As far as I know, nobody has ever debated the appropriate number of refugees that Australia could accept (the present quota, even unmet, seems quite arbitrary), but this might be a good starting point for a rational discussion that has, so far, been sadly lacking in the whole asylum-seeker scandal.

Mr Woldring is quite right that asylum-seekers in general and boat people in particular are highly motivated.

Who else would take the life-threatening risks associated with an unauthorised journey to Australia?

It is interesting that authorised arrivals (the largest number come from China) seem to fail the refugee test more frequently than unauthorised arrivals, that is boat people, at least until recently.

With the Government's view that Sri Lanka, Iraq and Afghanistan no longer pose a threat of persecution to minority groups, the success rate of boat-people applicants has fallen.

Of course, if the applicants' native countries refuse to accept their return and if no other country will accept them, the Government then has no option but to place the rejected applicants in indefinite detention, another unsatisfactory outcome of the present system.

The asylum-seeker-refugee issue is a complicated one.
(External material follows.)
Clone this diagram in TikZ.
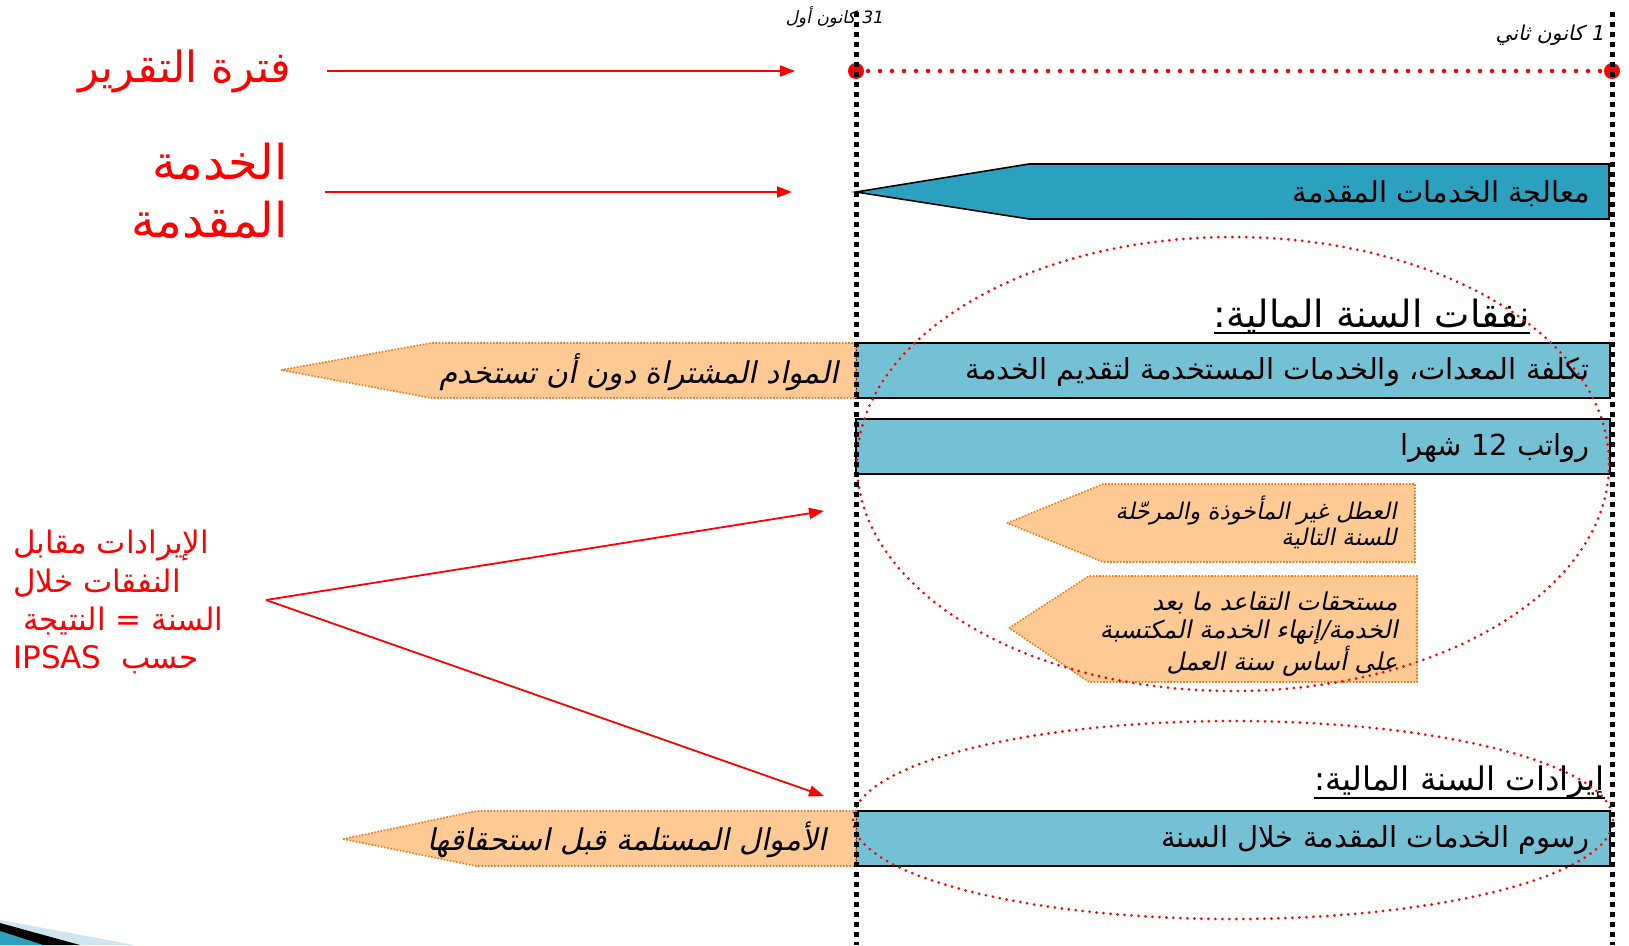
\documentclass[tikz,border=0pt]{standalone}
\usepackage{fontspec}
\usetikzlibrary{arrows.meta}
\TeXXeTstate=1
\newfontfamily\ar[Script=Arabic]{DejaVu Sans}
\newfontfamily\arit[Script=Arabic,FakeSlant=0.2]{DejaVu Sans}
\definecolor{tealc}{HTML}{2CA1BF}
\definecolor{lblue}{HTML}{74C1D5}
\definecolor{orfill}{HTML}{FFC993}
\definecolor{orline}{HTML}{F07A1E}
\definecolor{redc}{HTML}{FF0000}
\definecolor{swlight}{HTML}{CFE6F0}
\begin{document}
\begin{tikzpicture}[x=1pt,y=-1pt,
  vline/.style={line width=5pt, dash pattern=on 5pt off 5pt},
  redarrow/.style={draw=redc, line width=1.8pt, -{Triangle[length=15pt,width=11pt]}},
  bluebox/.style={fill=lblue, draw=black, line width=2pt},
  tealshape/.style={fill=tealc, draw=black, line width=1.6pt},
  orshape/.style={fill=orfill, draw=orline, line width=1.6pt, dash pattern=on 1.6pt off 1.6pt},
  redell/.style={draw=redc, line width=3pt, line cap=round, dash pattern=on 0pt off 7pt},
  reddots/.style={draw=redc, line width=4.5pt, line cap=round, dash pattern=on 0pt off 12pt},
  boxtext/.style={anchor=east, font=\ar\fontsize{29}{34}\selectfont, inner sep=0pt},
  ortext/.style={anchor=east, font=\arit\fontsize{30}{36}\selectfont, inner sep=0pt},
  orsmall/.style={anchor=east, font=\arit\fontsize{23}{28}\selectfont, inner sep=0pt},
  ormid/.style={anchor=east, font=\arit\fontsize{24.5}{29}\selectfont, inner sep=0pt},
  bigred/.style={anchor=east, text=redc, font=\ar\fontsize{48}{56}\selectfont, inner sep=0pt},
  midred/.style={anchor=west, text=redc, font=\ar\fontsize{31}{37}\selectfont, inner sep=0pt},
  heading/.style={anchor=east, font=\ar\fontsize{32.5}{38}\selectfont, inner sep=0pt},
  datetext/.style={anchor=east, font=\arit\fontsize{17}{20}\selectfont, inner sep=0pt}
]
\useasboundingbox (0,0) rectangle (1629,945);

% bottom-left swoosh
\fill[swlight] (0,920) -- (135,945) -- (0,945) -- cycle;
\fill[black] (0,923) -- (80,945) -- (0,945) -- cycle;
\fill[tealc] (0,931) -- (43,945) -- (0,945) -- cycle;

% dates
\node[datetext] (dL) at (883,17) {\beginR\beginL 31\endL{} كانون أول\endR};
\node[datetext, font=\arit\fontsize{20.5}{24}\selectfont] (dR) at (1604,35) {\beginR\beginL 1\endL{} كانون ثاني\endR};

% reporting period
\coordinate (pL) at (856,71);
\coordinate (pR) at (1612,71);
\draw[reddots] (pL) -- (pR);
\fill[redc] (pL) circle (8);
\fill[redc] (pR) circle (8);

\node[bigred, font=\ar\fontsize{43}{50}\selectfont] (rep) at (291,71) {\beginR فترة التقرير\endR};
\coordinate (repT) at (795,71);
\draw[redarrow] (327,71) -- (repT);

\node[bigred] (srv1) at (288,162) {\beginR الخدمة\endR};
\node[bigred] (srv2) at (288,220) {\beginR المقدمة\endR};
\coordinate (srvS) at (325,192);
\coordinate (srvT) at (792,192);
\draw[redarrow] (srvS) -- (srvT);

% service processing
\draw[tealshape] (856,192) -- (1029,164) -- (1609,164) -- (1609,219) -- (1029,219) -- cycle;
\node[boxtext] (proc) at (1590,194) {\beginR معالجة الخدمات المقدمة\endR};

% expenses
\draw[bluebox] (856,343) rectangle (1610,398);
\node[boxtext] (b1) at (1590,372) {\beginR تكلفة المعدات، والخدمات المستخدمة لتقديم الخدمة\endR};
\draw[orshape] (281,370) -- (431,343) -- (856,343) -- (856,398) -- (431,398) -- cycle;
\node[ortext] (o1) at (839,372) {\beginR المواد المشتراة دون أن تستخدم\endR};

\draw[bluebox] (856,419) rectangle (1610,474);
\node[boxtext] (b2) at (1590,448) {\beginR رواتب \beginL 12\endL{} شهرا\endR};

\draw[orshape] (1007,523) -- (1103,484) -- (1415,484) -- (1415,562) -- (1103,562) -- cycle;
\node[orsmall] (o2a) at (1397,510) {\beginR العطل غير المأخوذة والمرحّلة\endR};
\node[orsmall] (o2b) at (1397,538) {\beginR للسنة التالية\endR};

\draw[orshape] (1009,628) -- (1089,576) -- (1417,576) -- (1417,682) -- (1089,682) -- cycle;
\node[ormid] (o3a) at (1398,603) {\beginR مستحقات التقاعد ما بعد\endR};
\node[ormid] (o3b) at (1398,632) {\beginR الخدمة/إنهاء الخدمة المكتسبة\endR};
\node[ormid] (o3c) at (1398,661) {\beginR على أساس سنة العمل\endR};

\node[heading, font=\ar\fontsize{37.5}{44}\selectfont] (h1) at (1530,316) {\beginR نفقات السنة المالية:\endR};
\draw[line width=1.5pt] (h1.south west |- 0,333) -- (h1.south east |- 0,333);

% revenues
\draw[bluebox] (856,811) rectangle (1610,866);
\node[boxtext] (b3) at (1590,840) {\beginR رسوم الخدمات المقدمة خلال السنة\endR};
\draw[orshape] (343,839) -- (476,811) -- (856,811) -- (856,866) -- (476,866) -- cycle;
\node[ortext] (o4) at (827,840) {\beginR الأموال المستلمة قبل استحقاقها\endR};

\node[heading] (h2) at (1605,782) {\beginR إيرادات السنة المالية:\endR};
\draw[line width=1.5pt] (h2.south west |- 0,798) -- (h2.south east |- 0,798);

% ellipses
\draw[redell] (1233,464) ellipse [x radius=376, y radius=227];
\draw[redell] (1233,820) ellipse [x radius=380, y radius=99];

% left red block
\node[midred] (l1) at (13,545) {\beginR الإيرادات مقابل\endR};
\node[midred] (l2) at (13,583) {\beginR النفقات خلال\endR};
\node[midred] (l3) at (23,621) {\beginR السنة = النتيجة\endR};
\node[midred] (l4) at (13,660) {\beginR حسب \ \beginL IPSAS\endL\endR};
\coordinate (src) at (266,600);
\coordinate (tUp) at (824,511);
\coordinate (tDn) at (824,796);
\draw[redarrow] (src) -- (tUp);
\draw[redarrow] (src) -- (tDn);

% vertical dotted lines
\draw[vline] (856,12) -- (856,945);
\draw[vline] (1612,12) -- (1612,945);
\end{tikzpicture}
\end{document}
However, if Australia purports to adhere to the international conventions that it has adopted, it cannot continue with the present arrangements which are in clear breach of both refugee and human-rights obligations.

How many people are aware that the Refugee Ombudsman (how many people even knew that there was such a post?) has recently resigned, citing lack of support for his work and the overwhelming load placed on his office by present practices?

It is unlikely that we shall see any early resolution of this humanitarian disaster, given that neither of the main two political parties has anything but a rhetorical approach to the problem.